-- START --
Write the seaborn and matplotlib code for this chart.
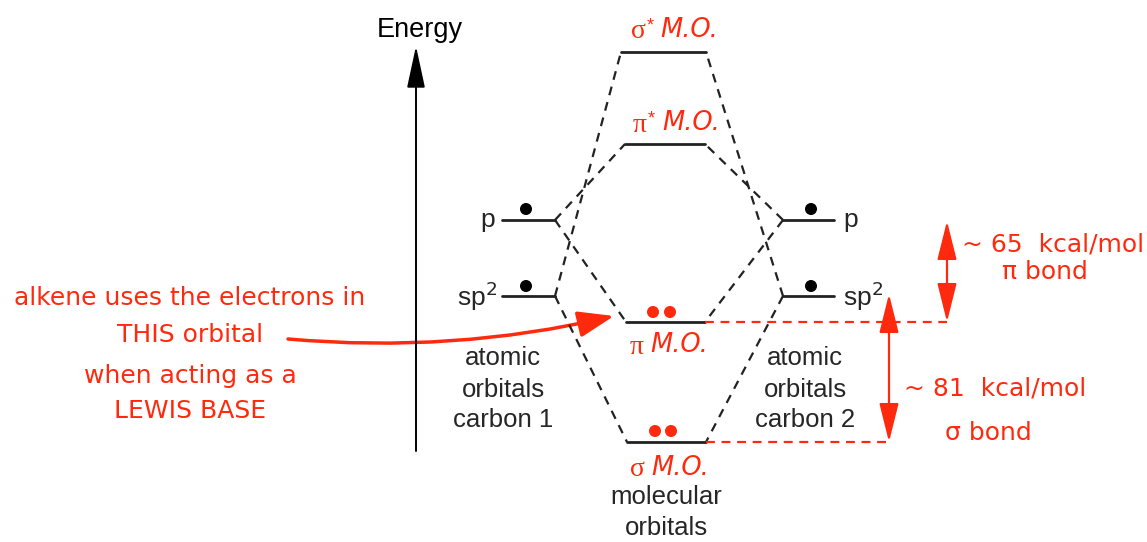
import pandas as pd
import matplotlib
matplotlib.use("Agg")
import matplotlib.pyplot as plt
import seaborn as sns
from matplotlib.patches import FancyArrowPatch

RED = "#ff2a0d"
SANS = "Liberation Sans"
SERIF = "Liberation Serif"
HAND = "DejaVu Sans"

# energy levels (diagram units, y grows downward like the drawing)
level_names = ["sigma*", "pi*", "p1", "p2", "sp2_1", "sp2_2", "pi", "sigma"]
level_left = [621, 625, 502, 783, 502, 783, 626, 627]
level_right = [706, 705, 555, 834, 555, 834, 705, 706]
level_energy = [52, 144, 220, 220, 296, 296, 322, 442]

# correlation lines between atomic and molecular orbitals
link_mo = ["sigma*", "sigma*", "pi*", "pi*", "pi", "pi", "sigma", "sigma"]
link_ao = ["sp2_1", "sp2_2", "p1", "p2", "p1", "p2", "sp2_1", "sp2_2"]

# electrons
electron_x = [526, 811, 526, 811, 653, 670, 655, 671]
electron_y = [209, 209, 286, 286, 312, 312, 431, 431]
electron_kind = ["ao", "ao", "ao", "ao", "mo", "mo", "mo", "mo"]

# bond energy markers
bond_level = ["pi", "sigma"]
bond_top = [221, 294]
bond_x = [947, 889]
bond_labels = ["~ 65  kcal/mol", "~ 81  kcal/mol"]
bond_names = ["\u03c0 bond", "\u03c3 bond"]

mo_greek = ["\u03c3", "\u03c0", "\u03c0", "\u03c3"]
mo_star = ["*", "*", "", ""]
mo_label_levels = ["sigma*", "pi*", "pi", "sigma"]

sns.set_theme(style="white")
plt.rcParams["font.family"] = [SANS, "DejaVu Sans"]

fig = plt.figure(figsize=(11.47, 5.42), dpi=100)
ax = fig.add_axes([0, 0, 1, 1])

lv = pd.DataFrame({"name": level_names, "x0": level_left, "x1": level_right, "y": level_energy}).set_index("name")

# level segments
seg = pd.concat([
    pd.DataFrame({"name": level_names, "x": level_left, "y": level_energy}),
    pd.DataFrame({"name": level_names, "x": level_right, "y": level_energy}),
])
sns.lineplot(data=seg, x="x", y="y", units="name", estimator=None, sort=False,
             color="#222222", lw=2, ax=ax)

# dashed correlation lines
rows = []
for i, (mo, ao) in enumerate(zip(link_mo, link_ao)):
    if lv.loc[ao, "x0"] < 600:
        rows.append((i, lv.loc[ao, "x1"], lv.loc[ao, "y"]))
        rows.append((i, lv.loc[mo, "x0"], lv.loc[mo, "y"]))
    else:
        rows.append((i, lv.loc[ao, "x0"], lv.loc[ao, "y"]))
        rows.append((i, lv.loc[mo, "x1"], lv.loc[mo, "y"]))
links = pd.DataFrame(rows, columns=["link", "x", "y"])
for _, g in links.groupby("link"):
    ax.plot(g["x"], g["y"], color="#222222", lw=1.6, dashes=(4, 3.2))

# red dashed reference lines to bond arrows
for name, bx in zip(bond_level, bond_x):
    ax.plot([lv.loc[name, "x1"], bx], [lv.loc[name, "y"]] * 2, color=RED, lw=1.6, dashes=(4, 3))

# electrons
el = pd.DataFrame({"x": electron_x, "y": electron_y, "kind": electron_kind})
sns.scatterplot(data=el, x="x", y="y", hue="kind", palette={"ao": "black", "mo": RED},
                s=75, edgecolor="none", legend=False, ax=ax)

# bond arrows
for name, top, bx in zip(bond_level, bond_top, bond_x):
    ax.annotate("", xy=(bx, top), xytext=(bx, lv.loc[name, "y"]),
                arrowprops=dict(arrowstyle="<|-|>,head_length=1.2,head_width=0.3",
                                color=RED, lw=1.6, mutation_scale=20, shrinkA=0, shrinkB=0))

# energy axis
ax.annotate("", xy=(416, 46), xytext=(416, 451),
            arrowprops=dict(arrowstyle="-|>,head_length=1.3,head_width=0.28",
                            color="black", lw=1.4, mutation_scale=20, shrinkA=0, shrinkB=0))
ax.text(420, 30, "Energy", fontsize=19.5, ha="center", va="center", color="black")

# MO labels
offsets = [-22, -21, 23, 26]
for g, st, name, dy in zip(mo_greek, mo_star, mo_label_levels, offsets):
    cx = (lv.loc[name, "x0"] + lv.loc[name, "x1"]) / 2
    y = lv.loc[name, "y"] + dy
    gx = cx - 18 if st else cx - 22
    ax.text(gx, y + 2, g, fontsize=20, color=RED, ha="right", va="center", family=SERIF)
    if st:
        ax.text(gx + 1, y - 4, st, fontsize=13, color=RED, ha="left", va="center", family=SANS)
    ax.text(gx + 15 if st else gx + 7, y, "M.O.", fontsize=18.5, color=RED, ha="left",
            va="center", style="italic", family=HAND)

ax.text(666, 497, "molecular", fontsize=18.5, ha="center", va="center")
ax.text(666, 528, "orbitals", fontsize=18.5, ha="center", va="center")

# atomic orbital labels
ax.text(495, 220, "p", fontsize=19, ha="right", va="center")
ax.text(497, 296, "sp$^2$", fontsize=19, ha="right", va="center", math_fontfamily="dejavusans")
ax.text(843, 220, "p", fontsize=19, ha="left", va="center")
ax.text(843, 296, "sp$^2$", fontsize=19, ha="left", va="center", math_fontfamily="dejavusans")
ao_caption = ["atomic", "orbitals"]
caption_y = [358, 390, 420]
for cx, num in [(503, "1"), (805, "2")]:
    for t, y in zip(ao_caption + ["carbon " + num], caption_y):
        ax.text(cx, y, t, fontsize=18.5, ha="center", va="center")

# bond energy labels
ax.text(962, 245, bond_labels[0], fontsize=18, color=RED, ha="left", va="center", family=HAND)
ax.text(1045, 272, bond_names[0], fontsize=18, color=RED, ha="center", va="center", family=HAND)
ax.text(904, 389, bond_labels[1], fontsize=18, color=RED, ha="left", va="center", family=HAND)
ax.text(988, 433, bond_names[1], fontsize=18, color=RED, ha="center", va="center", family=HAND)

# lewis base note
note = ["alkene uses the electrons in", "THIS orbital", "when acting as a", "LEWIS BASE"]
note_y = [298, 335, 376, 411]
for t, y in zip(note, note_y):
    ax.text(190, y, t, fontsize=18, color=RED, ha="center", va="center", family=HAND)
ax.add_patch(FancyArrowPatch((288, 339), (614, 316), connectionstyle="arc3,rad=0.08",
                             arrowstyle="-|>,head_length=1.1,head_width=0.4", mutation_scale=20,
                             color=RED, lw=2.5, shrinkA=0, shrinkB=0))

ax.set_xlim(0, 1147)
ax.set_ylim(542, 0)
ax.axis("off")
fig.savefig("out.png", dpi=100)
-- END --
* [Direction]
Restate the listing above word for word, and skip the pictures.

* [Result of the task]
Write the seaborn and matplotlib code for this chart.
import pandas as pd
import matplotlib
matplotlib.use("Agg")
import matplotlib.pyplot as plt
import seaborn as sns
from matplotlib.patches import FancyArrowPatch

RED = "#ff2a0d"
SANS = "Liberation Sans"
SERIF = "Liberation Serif"
HAND = "DejaVu Sans"

# energy levels (diagram units, y grows downward like the drawing)
level_names = ["sigma*", "pi*", "p1", "p2", "sp2_1", "sp2_2", "pi", "sigma"]
level_left = [621, 625, 502, 783, 502, 783, 626, 627]
level_right = [706, 705, 555, 834, 555, 834, 705, 706]
level_energy = [52, 144, 220, 220, 296, 296, 322, 442]

# correlation lines between atomic and molecular orbitals
link_mo = ["sigma*", "sigma*", "pi*", "pi*", "pi", "pi", "sigma", "sigma"]
link_ao = ["sp2_1", "sp2_2", "p1", "p2", "p1", "p2", "sp2_1", "sp2_2"]

# electrons
electron_x = [526, 811, 526, 811, 653, 670, 655, 671]
electron_y = [209, 209, 286, 286, 312, 312, 431, 431]
electron_kind = ["ao", "ao", "ao", "ao", "mo", "mo", "mo", "mo"]

# bond energy markers
bond_level = ["pi", "sigma"]
bond_top = [221, 294]
bond_x = [947, 889]
bond_labels = ["~ 65  kcal/mol", "~ 81  kcal/mol"]
bond_names = ["\u03c0 bond", "\u03c3 bond"]

mo_greek = ["\u03c3", "\u03c0", "\u03c0", "\u03c3"]
mo_star = ["*", "*", "", ""]
mo_label_levels = ["sigma*", "pi*", "pi", "sigma"]

sns.set_theme(style="white")
plt.rcParams["font.family"] = [SANS, "DejaVu Sans"]

fig = plt.figure(figsize=(11.47, 5.42), dpi=100)
ax = fig.add_axes([0, 0, 1, 1])

lv = pd.DataFrame({"name": level_names, "x0": level_left, "x1": level_right, "y": level_energy}).set_index("name")

# level segments
seg = pd.concat([
    pd.DataFrame({"name": level_names, "x": level_left, "y": level_energy}),
    pd.DataFrame({"name": level_names, "x": level_right, "y": level_energy}),
])
sns.lineplot(data=seg, x="x", y="y", units="name", estimator=None, sort=False,
             color="#222222", lw=2, ax=ax)

# dashed correlation lines
rows = []
for i, (mo, ao) in enumerate(zip(link_mo, link_ao)):
    if lv.loc[ao, "x0"] < 600:
        rows.append((i, lv.loc[ao, "x1"], lv.loc[ao, "y"]))
        rows.append((i, lv.loc[mo, "x0"], lv.loc[mo, "y"]))
    else:
        rows.append((i, lv.loc[ao, "x0"], lv.loc[ao, "y"]))
        rows.append((i, lv.loc[mo, "x1"], lv.loc[mo, "y"]))
links = pd.DataFrame(rows, columns=["link", "x", "y"])
for _, g in links.groupby("link"):
    ax.plot(g["x"], g["y"], color="#222222", lw=1.6, dashes=(4, 3.2))

# red dashed reference lines to bond arrows
for name, bx in zip(bond_level, bond_x):
    ax.plot([lv.loc[name, "x1"], bx], [lv.loc[name, "y"]] * 2, color=RED, lw=1.6, dashes=(4, 3))

# electrons
el = pd.DataFrame({"x": electron_x, "y": electron_y, "kind": electron_kind})
sns.scatterplot(data=el, x="x", y="y", hue="kind", palette={"ao": "black", "mo": RED},
                s=75, edgecolor="none", legend=False, ax=ax)

# bond arrows
for name, top, bx in zip(bond_level, bond_top, bond_x):
    ax.annotate("", xy=(bx, top), xytext=(bx, lv.loc[name, "y"]),
                arrowprops=dict(arrowstyle="<|-|>,head_length=1.2,head_width=0.3",
                                color=RED, lw=1.6, mutation_scale=20, shrinkA=0, shrinkB=0))

# energy axis
ax.annotate("", xy=(416, 46), xytext=(416, 451),
            arrowprops=dict(arrowstyle="-|>,head_length=1.3,head_width=0.28",
                            color="black", lw=1.4, mutation_scale=20, shrinkA=0, shrinkB=0))
ax.text(420, 30, "Energy", fontsize=19.5, ha="center", va="center", color="black")

# MO labels
offsets = [-22, -21, 23, 26]
for g, st, name, dy in zip(mo_greek, mo_star, mo_label_levels, offsets):
    cx = (lv.loc[name, "x0"] + lv.loc[name, "x1"]) / 2
    y = lv.loc[name, "y"] + dy
    gx = cx - 18 if st else cx - 22
    ax.text(gx, y + 2, g, fontsize=20, color=RED, ha="right", va="center", family=SERIF)
    if st:
        ax.text(gx + 1, y - 4, st, fontsize=13, color=RED, ha="left", va="center", family=SANS)
    ax.text(gx + 15 if st else gx + 7, y, "M.O.", fontsize=18.5, color=RED, ha="left",
            va="center", style="italic", family=HAND)

ax.text(666, 497, "molecular", fontsize=18.5, ha="center", va="center")
ax.text(666, 528, "orbitals", fontsize=18.5, ha="center", va="center")

# atomic orbital labels
ax.text(495, 220, "p", fontsize=19, ha="right", va="center")
ax.text(497, 296, "sp$^2$", fontsize=19, ha="right", va="center", math_fontfamily="dejavusans")
ax.text(843, 220, "p", fontsize=19, ha="left", va="center")
ax.text(843, 296, "sp$^2$", fontsize=19, ha="left", va="center", math_fontfamily="dejavusans")
ao_caption = ["atomic", "orbitals"]
caption_y = [358, 390, 420]
for cx, num in [(503, "1"), (805, "2")]:
    for t, y in zip(ao_caption + ["carbon " + num], caption_y):
        ax.text(cx, y, t, fontsize=18.5, ha="center", va="center")

# bond energy labels
ax.text(962, 245, bond_labels[0], fontsize=18, color=RED, ha="left", va="center", family=HAND)
ax.text(1045, 272, bond_names[0], fontsize=18, color=RED, ha="center", va="center", family=HAND)
ax.text(904, 389, bond_labels[1], fontsize=18, color=RED, ha="left", va="center", family=HAND)
ax.text(988, 433, bond_names[1], fontsize=18, color=RED, ha="center", va="center", family=HAND)

# lewis base note
note = ["alkene uses the electrons in", "THIS orbital", "when acting as a", "LEWIS BASE"]
note_y = [298, 335, 376, 411]
for t, y in zip(note, note_y):
    ax.text(190, y, t, fontsize=18, color=RED, ha="center", va="center", family=HAND)
ax.add_patch(FancyArrowPatch((288, 339), (614, 316), connectionstyle="arc3,rad=0.08",
                             arrowstyle="-|>,head_length=1.1,head_width=0.4", mutation_scale=20,
                             color=RED, lw=2.5, shrinkA=0, shrinkB=0))

ax.set_xlim(0, 1147)
ax.set_ylim(542, 0)
ax.axis("off")
fig.savefig("out.png", dpi=100)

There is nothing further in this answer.